- [Raw data]:
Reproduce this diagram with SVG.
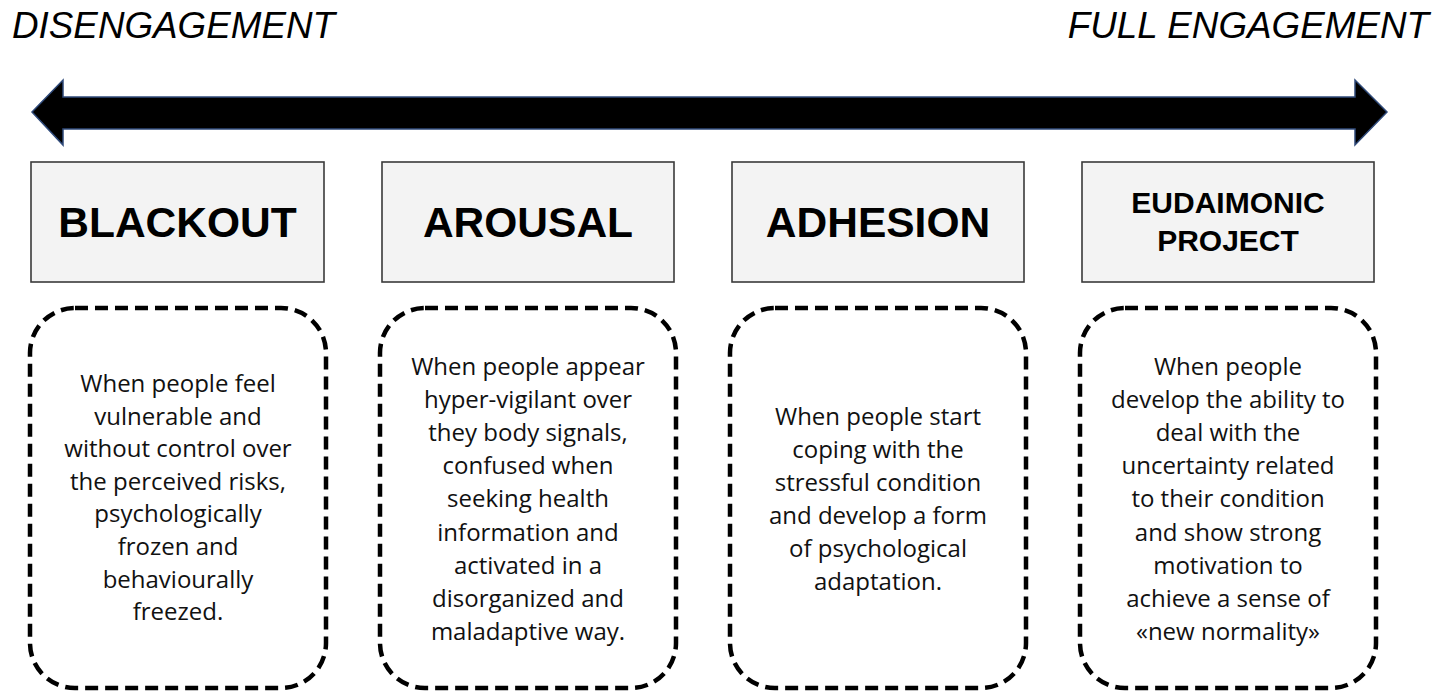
<svg xmlns="http://www.w3.org/2000/svg" width="1451" height="692" viewBox="0 0 1451 692">
<style>
.hdr{font-family:"Liberation Sans",Arial,sans-serif;font-style:italic;font-size:36.8px;fill:#000}
.stage{fill:#f3f3f3;stroke:#3a3a3a;stroke-width:1.6}
.title{font-family:"Liberation Sans",Arial,sans-serif;font-weight:bold;font-size:42.5px;fill:#000;text-anchor:middle}
.title2{font-family:"Liberation Sans",Arial,sans-serif;font-weight:bold;font-size:30px;fill:#000;text-anchor:middle}
.desc{fill:#fff;stroke:#000;stroke-width:4.5;stroke-dasharray:13 7}
.txt{font-family:"Open Sans","Liberation Sans",sans-serif;font-size:24px;fill:#111;text-anchor:middle}
</style>
<rect width="1451" height="692" fill="#fff"/>
<text class="hdr" x="12" y="38">DISENGAGEMENT</text>
<text class="hdr" x="1429" y="38" text-anchor="end">FULL ENGAGEMENT</text>
<g id="connectors">
<polygon points="32,112 63,80 63,97 1355,97 1355,80 1387,112 1355,145 1355,129 63,129 63,145" fill="#000" stroke="#2f4a7a" stroke-width="1.5" stroke-linejoin="miter"/>
</g>
<g id="blackout">
<rect class="stage" x="31" y="162" width="293" height="120"/>
<text class="title" x="177.5" y="237">BLACKOUT</text>
</g>
<g id="arousal">
<rect class="stage" x="382" y="162" width="292" height="120"/>
<text class="title" x="528" y="237">AROUSAL</text>
</g>
<g id="adhesion">
<rect class="stage" x="732" y="162" width="292" height="120"/>
<text class="title" x="878" y="237">ADHESION</text>
</g>
<g id="eudaimonic">
<rect class="stage" x="1082" y="162" width="292" height="120"/>
<text class="title2" x="1228" y="213">EUDAIMONIC</text>
<text class="title2" x="1228" y="251">PROJECT</text>
</g>
<g id="desc-blackout">
<rect class="desc" x="30" y="308" width="296" height="380" rx="45"/>
<text class="txt" x="178" y="392">When people feel</text>
<text class="txt" x="178" y="425">vulnerable and</text>
<text class="txt" x="178" y="457">without control over</text>
<text class="txt" x="178" y="490">the perceived risks,</text>
<text class="txt" x="178" y="522">psychologically</text>
<text class="txt" x="178" y="555">frozen and</text>
<text class="txt" x="178" y="588">behaviourally</text>
<text class="txt" x="178" y="620">freezed.</text>
</g>
<g id="desc-arousal">
<rect class="desc" x="380" y="308" width="296" height="380" rx="45"/>
<text class="txt" x="528" y="375">When people appear</text>
<text class="txt" x="528" y="408">hyper-vigilant over</text>
<text class="txt" x="528" y="441">they body signals,</text>
<text class="txt" x="528" y="474">confused when</text>
<text class="txt" x="528" y="507">seeking health</text>
<text class="txt" x="528" y="541">information and</text>
<text class="txt" x="528" y="574">activated in a</text>
<text class="txt" x="528" y="607">disorganized and</text>
<text class="txt" x="528" y="640">maladaptive way.</text>
</g>
<g id="desc-adhesion">
<rect class="desc" x="730" y="308" width="296" height="380" rx="45"/>
<text class="txt" x="878" y="425">When people start</text>
<text class="txt" x="878" y="458">coping with the</text>
<text class="txt" x="878" y="491">stressful condition</text>
<text class="txt" x="878" y="524">and develop a form</text>
<text class="txt" x="878" y="557">of psychological</text>
<text class="txt" x="878" y="590">adaptation.</text>
</g>
<g id="desc-eudaimonic">
<rect class="desc" x="1080" y="308" width="296" height="380" rx="45"/>
<text class="txt" x="1228" y="375">When people</text>
<text class="txt" x="1228" y="408">develop the ability to</text>
<text class="txt" x="1228" y="441">deal with the</text>
<text class="txt" x="1228" y="474">uncertainty related</text>
<text class="txt" x="1228" y="507">to their condition</text>
<text class="txt" x="1228" y="541">and show strong</text>
<text class="txt" x="1228" y="574">motivation to</text>
<text class="txt" x="1228" y="607">achieve a sense of</text>
<text class="txt" x="1228" y="640">«new normality»</text>
</g>
</svg>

- [Exercise objective]: Reproduce all of the data exactly, omitting each picture it holds.

- [Full response]:
Reproduce this diagram with SVG.
<svg xmlns="http://www.w3.org/2000/svg" width="1451" height="692" viewBox="0 0 1451 692">
<style>
.hdr{font-family:"Liberation Sans",Arial,sans-serif;font-style:italic;font-size:36.8px;fill:#000}
.stage{fill:#f3f3f3;stroke:#3a3a3a;stroke-width:1.6}
.title{font-family:"Liberation Sans",Arial,sans-serif;font-weight:bold;font-size:42.5px;fill:#000;text-anchor:middle}
.title2{font-family:"Liberation Sans",Arial,sans-serif;font-weight:bold;font-size:30px;fill:#000;text-anchor:middle}
.desc{fill:#fff;stroke:#000;stroke-width:4.5;stroke-dasharray:13 7}
.txt{font-family:"Open Sans","Liberation Sans",sans-serif;font-size:24px;fill:#111;text-anchor:middle}
</style>
<rect width="1451" height="692" fill="#fff"/>
<text class="hdr" x="12" y="38">DISENGAGEMENT</text>
<text class="hdr" x="1429" y="38" text-anchor="end">FULL ENGAGEMENT</text>
<g id="connectors">
<polygon points="32,112 63,80 63,97 1355,97 1355,80 1387,112 1355,145 1355,129 63,129 63,145" fill="#000" stroke="#2f4a7a" stroke-width="1.5" stroke-linejoin="miter"/>
</g>
<g id="blackout">
<rect class="stage" x="31" y="162" width="293" height="120"/>
<text class="title" x="177.5" y="237">BLACKOUT</text>
</g>
<g id="arousal">
<rect class="stage" x="382" y="162" width="292" height="120"/>
<text class="title" x="528" y="237">AROUSAL</text>
</g>
<g id="adhesion">
<rect class="stage" x="732" y="162" width="292" height="120"/>
<text class="title" x="878" y="237">ADHESION</text>
</g>
<g id="eudaimonic">
<rect class="stage" x="1082" y="162" width="292" height="120"/>
<text class="title2" x="1228" y="213">EUDAIMONIC</text>
<text class="title2" x="1228" y="251">PROJECT</text>
</g>
<g id="desc-blackout">
<rect class="desc" x="30" y="308" width="296" height="380" rx="45"/>
<text class="txt" x="178" y="392">When people feel</text>
<text class="txt" x="178" y="425">vulnerable and</text>
<text class="txt" x="178" y="457">without control over</text>
<text class="txt" x="178" y="490">the perceived risks,</text>
<text class="txt" x="178" y="522">psychologically</text>
<text class="txt" x="178" y="555">frozen and</text>
<text class="txt" x="178" y="588">behaviourally</text>
<text class="txt" x="178" y="620">freezed.</text>
</g>
<g id="desc-arousal">
<rect class="desc" x="380" y="308" width="296" height="380" rx="45"/>
<text class="txt" x="528" y="375">When people appear</text>
<text class="txt" x="528" y="408">hyper-vigilant over</text>
<text class="txt" x="528" y="441">they body signals,</text>
<text class="txt" x="528" y="474">confused when</text>
<text class="txt" x="528" y="507">seeking health</text>
<text class="txt" x="528" y="541">information and</text>
<text class="txt" x="528" y="574">activated in a</text>
<text class="txt" x="528" y="607">disorganized and</text>
<text class="txt" x="528" y="640">maladaptive way.</text>
</g>
<g id="desc-adhesion">
<rect class="desc" x="730" y="308" width="296" height="380" rx="45"/>
<text class="txt" x="878" y="425">When people start</text>
<text class="txt" x="878" y="458">coping with the</text>
<text class="txt" x="878" y="491">stressful condition</text>
<text class="txt" x="878" y="524">and develop a form</text>
<text class="txt" x="878" y="557">of psychological</text>
<text class="txt" x="878" y="590">adaptation.</text>
</g>
<g id="desc-eudaimonic">
<rect class="desc" x="1080" y="308" width="296" height="380" rx="45"/>
<text class="txt" x="1228" y="375">When people</text>
<text class="txt" x="1228" y="408">develop the ability to</text>
<text class="txt" x="1228" y="441">deal with the</text>
<text class="txt" x="1228" y="474">uncertainty related</text>
<text class="txt" x="1228" y="507">to their condition</text>
<text class="txt" x="1228" y="541">and show strong</text>
<text class="txt" x="1228" y="574">motivation to</text>
<text class="txt" x="1228" y="607">achieve a sense of</text>
<text class="txt" x="1228" y="640">«new normality»</text>
</g>
</svg>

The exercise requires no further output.